Rejection of science—or what is labeled as rejection of science—is a notorious feature of the contemporary cultural and political landscape in the United States. Highly visible instances are dismissals of evolutionary theory, climate change denial, and antivaccine movements. In this deeply researched and thoughtful book, Andrew Jewett describes tensions about science over the past century, with a focus on the 1920s, the 1960s and 1970s, and the present. Jewett argues that the 1920s witnessed the first intense and widespread disputes in the United States over scientific authority. The controversies in this period concerned not only evolutionary theory (e.g., Scopes Trial) but also, and more importantly, modern psychology, which became a fixture in widely read newspapers and periodicals, to the dismay of those attached to religiously grounded understandings of human personality and what constitutes proper child socialization.

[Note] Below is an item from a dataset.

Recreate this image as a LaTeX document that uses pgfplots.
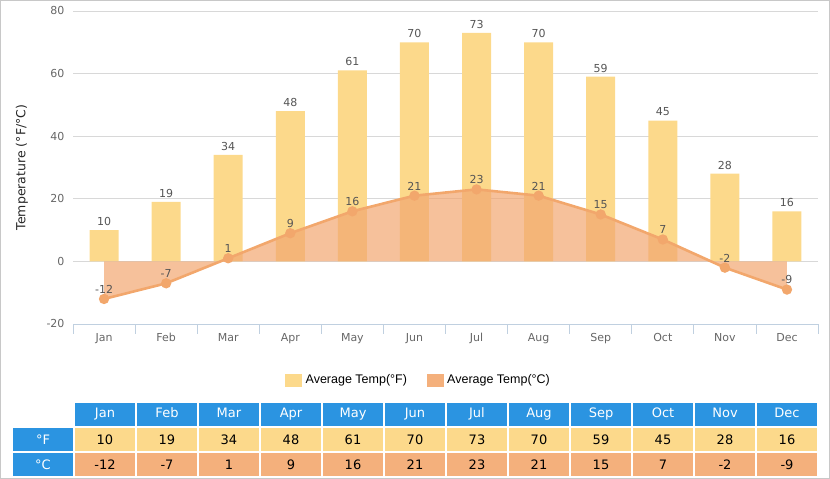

The second period of tension about science Jewett identifies and examines in depth was the post-WWII decades, especially the 1960s and 1970s. Ironically from the standpoint of the present, it was if anything public intellectuals on the left who expressed dismay and distrust of science. “scientism” was viewed as intrinsically hostile to humanistic values, with soulless technology and an implicitly materialistic worldview posing at least as much risk to the achievement of a just and compassionate society as conservative religious institutions. The final period that Jewett considers is the first two decades of the twenty-first century. The tensions he describes are entirely familiar, but they take on a fresh appearance with the historical backdrop he provides, and his nuanced portrait of the positions of the key protagonists produces a welcome respect for the complexity of ongoing intellectual and political controversies. Over the entire century from the 1920s to the present, the unifying theme in the questioning of scientific authority has been the allegation that scientists, while ostensibly value-neutral, have injected social philosophies into American life that have damaged the social and moral order. Jewett concludes with a plea to approach science more matter-of-factly. Scientific tools can be credited with producing tremendous gains in human well-being but within rather circumscribed domains. Much that is highly valued in the human experience lies outside the reach of modern science.